Linux kCFI/FineIBT Weaknesses Addressed By Rewriting Some Assembly In C

Written by Michael Larabel in Linux Kernel on 15 July 2023 at 06:39 AM EDT. 12 Comments
Ahead of the Linux 6.5-rc2 release tomorrow there was a set of x86/x86_64 kernel changes merged overnight to deal with some weaknesses in the kernel's Control Flow Integrity (kCFI) / FineIBT (Indirect Branch Tracking) code.

Going back to the Linux 6.1 days there has been the kernel Control Flow Integrity code in good shape as a replacement to prior CFI code. Since Linux 6.2 has also been FineIBT as an alternative CFI scheme that uses the compiler-provided kCFI paired with hardware Control-Flow Integrity provided by Intel's Indirect Branch Tracking.

These efforts are to thwart control-flow hijacking attacks on the kernel but recently some weaknesses were discovered in the kernel's code.
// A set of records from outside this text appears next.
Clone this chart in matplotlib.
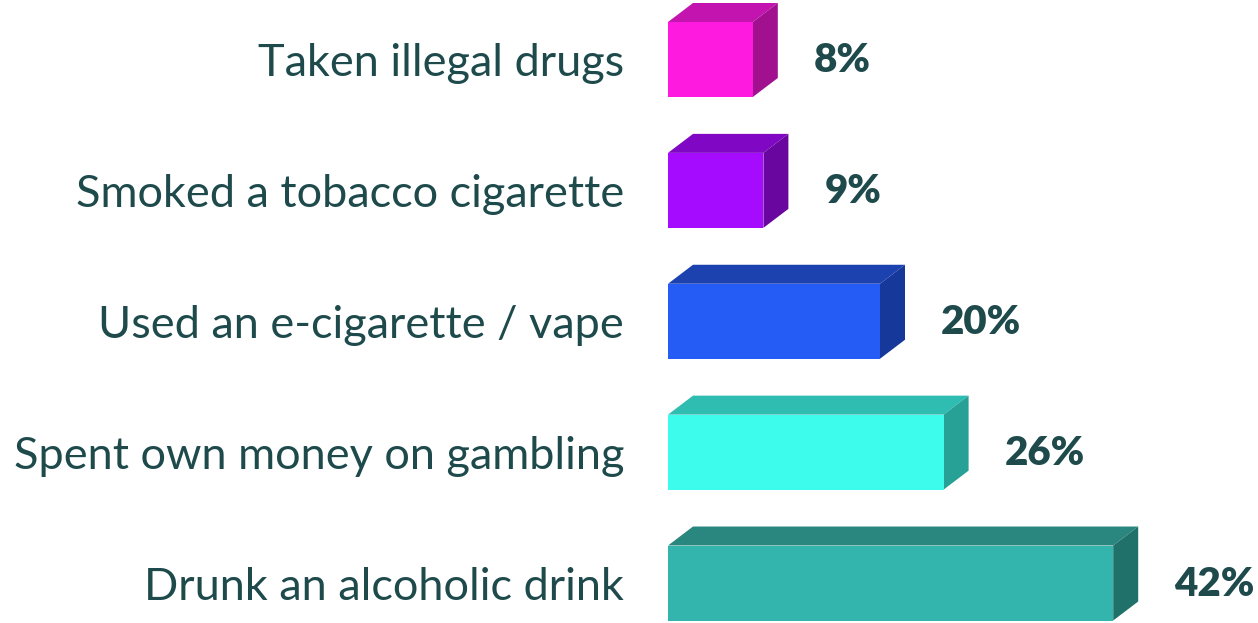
import matplotlib
matplotlib.use("Agg")
import matplotlib.pyplot as plt
from matplotlib.patches import Polygon, Rectangle

categories = [
    "Taken illegal drugs",
    "Smoked a tobacco cigarette",
    "Used an e-cigarette / vape",
    "Spent own money on gambling",
    "Drunk an alcoholic drink",
]
values = [8, 9, 20, 26, 42]
value_labels = ["8%", "9%", "20%", "26%", "42%"]

# front, top, side shades per bar
front_colors = ["#FF1ADF", "#A40BFF", "#245CF5", "#3DFCEB", "#33B4AC"]
top_colors = ["#C414B0", "#8007C4", "#1C42B0", "#2FBCB1", "#2A877F"]
side_colors = ["#A0108F", "#6906A0", "#16389B", "#27A096", "#20716A"]

text_color = "#1E4A4C"

W, H, DPI = 1258, 623, 100
fig = plt.figure(figsize=(W / DPI, H / DPI), dpi=DPI)

left_px = 668
ax = fig.add_axes([left_px / W, 0, 1 - left_px / W, 1])

px_per_unit_x = 10.6
row_px = 130.9
ax.set_xlim(0, (W - left_px) / px_per_unit_x)
ax.set_ylim(4 + (H - 583) / row_px, -59.5 / row_px)

bar_h = 75 / row_px
dx = 25 / px_per_unit_x
dy = 19 / row_px

for i, v in enumerate(values):
    y0 = i - bar_h / 2
    y1 = i + bar_h / 2
    ax.add_patch(Rectangle((0, y0), v, bar_h, facecolor=front_colors[i],
                           edgecolor="none", zorder=3))
    top = [(0, y0), (v, y0), (v + dx, y0 - dy), (dx, y0 - dy)]
    ax.add_patch(Polygon(top, closed=True, facecolor=top_colors[i],
                         edgecolor="none", zorder=2))
    side = [(v, y0), (v + dx, y0 - dy), (v + dx, y1 - dy), (v, y1)]
    ax.add_patch(Polygon(side, closed=True, facecolor=side_colors[i],
                         edgecolor="none", zorder=2))
    ax.annotate(value_labels[i], xy=(v, i), xytext=((25 + 36) * 0.72, -1),
                textcoords="offset points", ha="left", va="center",
                fontsize=29, fontweight="heavy", family="Lato",
                color=text_color)

ax.set_yticks(range(len(categories)))
ax.set_yticklabels(categories, fontsize=32.5, family="Lato",
                   fontweight="normal", color=text_color)
ax.tick_params(axis="y", length=0, pad=44 * 0.72)
ax.set_xticks([])
for s in ax.spines.values():
    s.set_visible(False)
ax.patch.set_alpha(0)

fig.savefig("out.png", dpi=DPI)
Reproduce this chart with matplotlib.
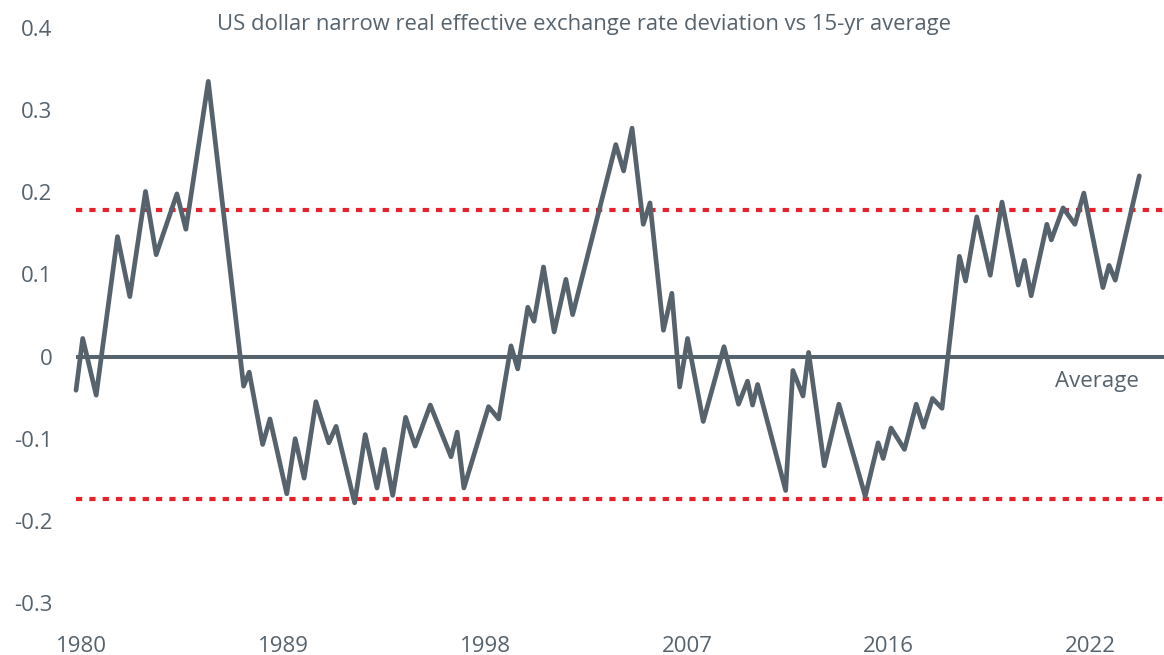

Merged overnight is new code to deal with those weaknesses and part of resolving the weaknesses are rewriting some of the Assembly code into C.

Security weakness fixing by a little less hand-written Assembly in the kernel.

Intel engineer Peter Zijlstra summed up in the pull request:
The primary bug Alyssa noticed was that with FineIBT enabled function prologues have a spurious ENDBR instruction:

subl $hash, %r10d
jz 1f
endbr64 <--- *sadface*

This means that any indirect call that fails to target the __cfi symbol and instead targets (the regular old) foo+0, will succeed due to that second ENDBR.

Fixing this lead to the discovery of a single indirect call that was still doing this: ret_from_fork(), since that's an assembly stub the compiler would not generate the proper kCFI indirect call magic and it would not get patched.

Brian came up with the most comprehensive fix -- convert the thing to C with only a very thin asm wrapper. This ensures the kernel thread boostrap is a proper kCFI call.

While discussing all this, Kees noted that kCFI hashes could/should be poisoned to seal all functions whose address is never taken, further limiting the valid kCFI targets -- much like we already do for IBT.

So what was a 'simple' observation and fix cascaded into a bunch of inter-related CFI infrastructure fixes.

That code has been merged ahead of Linux 6.5-rc2 and since it provides fixes it should end up getting back-ported to the recent kernel stable series too.